Since the distribution of the Guilford Battleground lands to the federal government in the mid-20th century, park administrators and park ranger strove to further restore the parkland’s natural spaces and to maintain and protect the monuments erected by the Guilford Battleground Company. As a means of documenting the change of the battlefield, the park publishes a report regarding the authors of the park’s most recent Cultural Landscape report from 2003, break-down the park into three distinctive zones: the Greene Monument, the meadow known as “Schenck’s field,” and the third being the seemingly indistinctive (or at least within the report) surrounding woodlands.

Deliberate Feeling

In addition to the minimal habitat restoration that has taken place over the last five decades, park administrators have introduced other man-made intrusions to the parklands, including additional paved road, park ranger buildings and park offices, lavatories and paved trails along with other signs and historical markers. The most notable maintenance and planned expansions of maintenance within the Cultural Landscape report surrounds the incorporation of additional parcels of land that were donated to the Military park recently by various benefactors. The lands need to be assessed and properly managed.

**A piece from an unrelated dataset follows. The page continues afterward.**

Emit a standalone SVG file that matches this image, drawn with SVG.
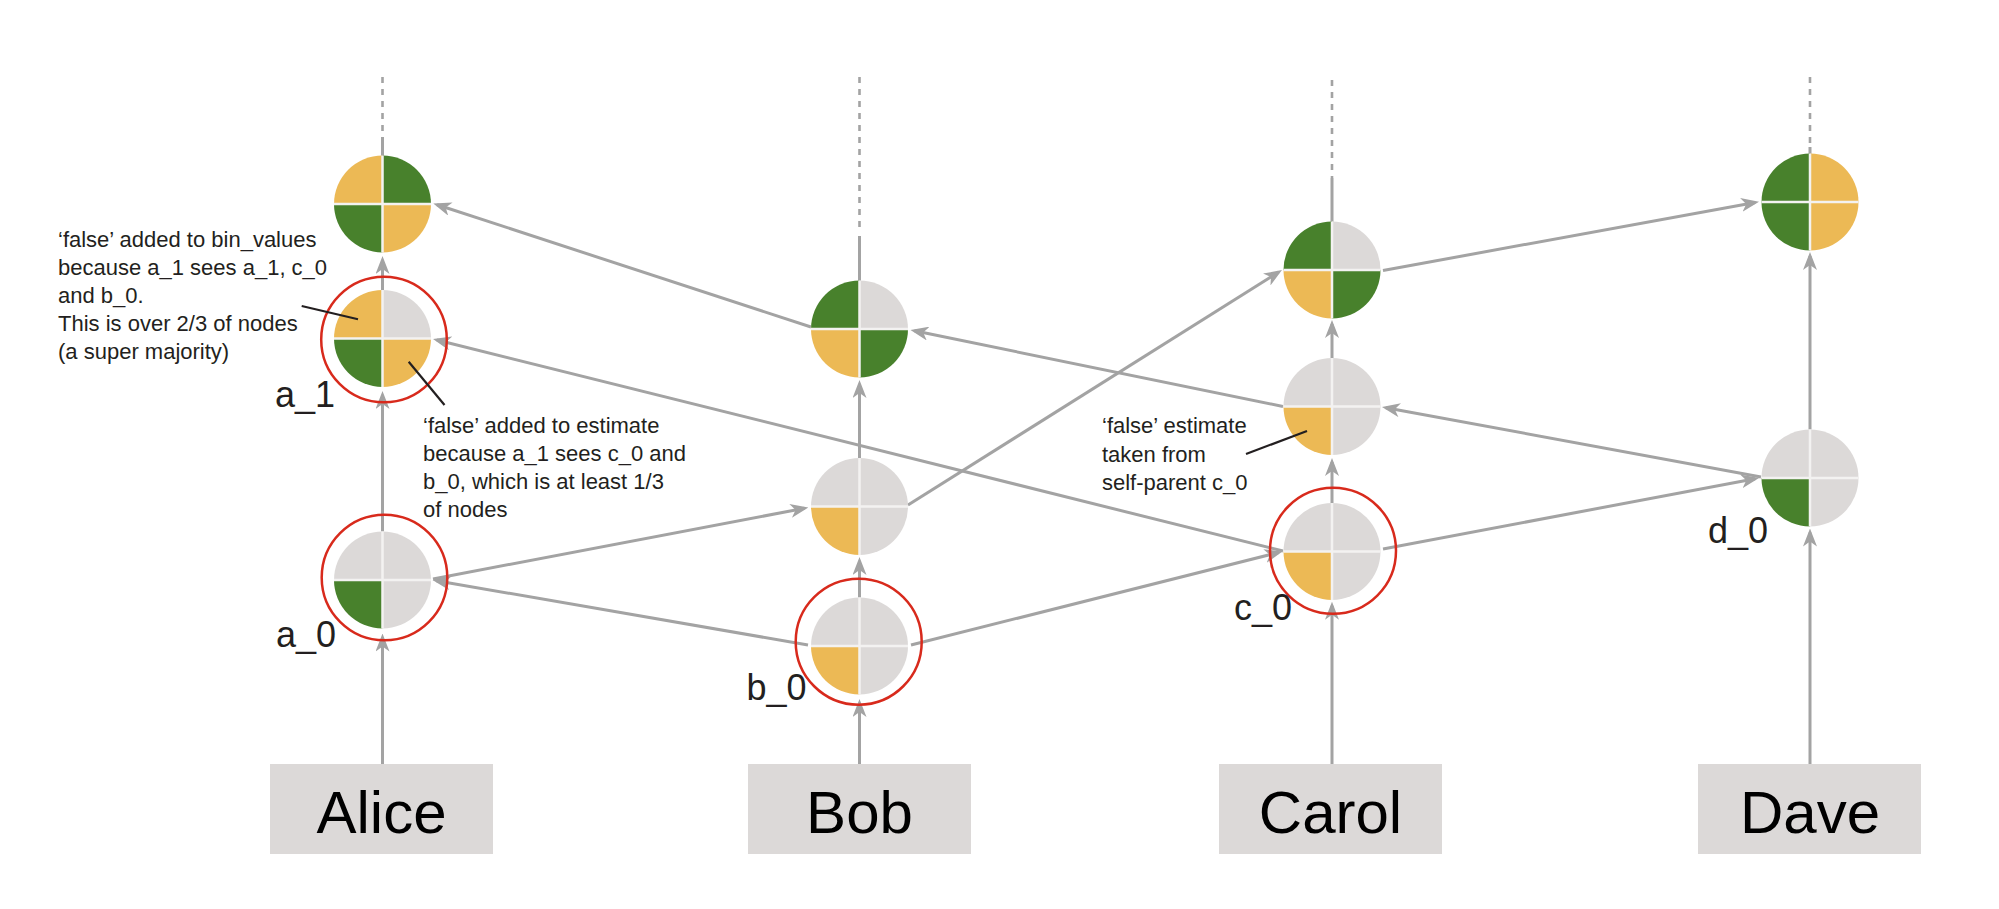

One term that recurs throughout the section regarding the donated parcels is “landscape integrity,” which refers to the historical integrity of the land. In other words assessing a parcel’s landscape integrity draws into question the human interferences in the landscape since 1781, when the Battle of Guilford Courthouse took place. Additionally, the term is broken up into different subsections: the setting, the feeling, and the association. I find that the most important aspect defined, in this context at least is what the authors of the report define the feeling. According to the report a historical place should convey “ a sense of the aesthetic or historic character that typified its landscape during the selected period of significance.” The authors also note that “ at Guilford, the park’s landscape generally evokes the essence of the heavily forested, battle-era setting.”

Photograph taken near the top of the paved trail leading down into what is known as the “Schenck field”

Construction, Development, Progress

The borders of the historic military parklands are clearly visible from the paved road that roughly travels the perimeter of the park. Modern suburb neighborhoods border the historical parklands, comfy ranch-style houses with backyard playgrounds stand in contrast to the solemn, wooded battlefield behind. A clear border exists between modern residences and historical wilderness though issues regarding where the park ends and the modern world begins didn’t exist around the time of the American Revolution. A specific feeling of the authentic, historical wilderness was the de facto state of the land under European settlement in the 1780s. The need for influential men of the 19th century to commemorate the past, clothing it in impressive bronze statues. Eventually, this formed into the stewards of the 21st century, concerned with the evocation of historical authenticity within the landscape of the battlefield, such a slow but welcomed change in the evolution of land management at the Guilford Battleground parklands.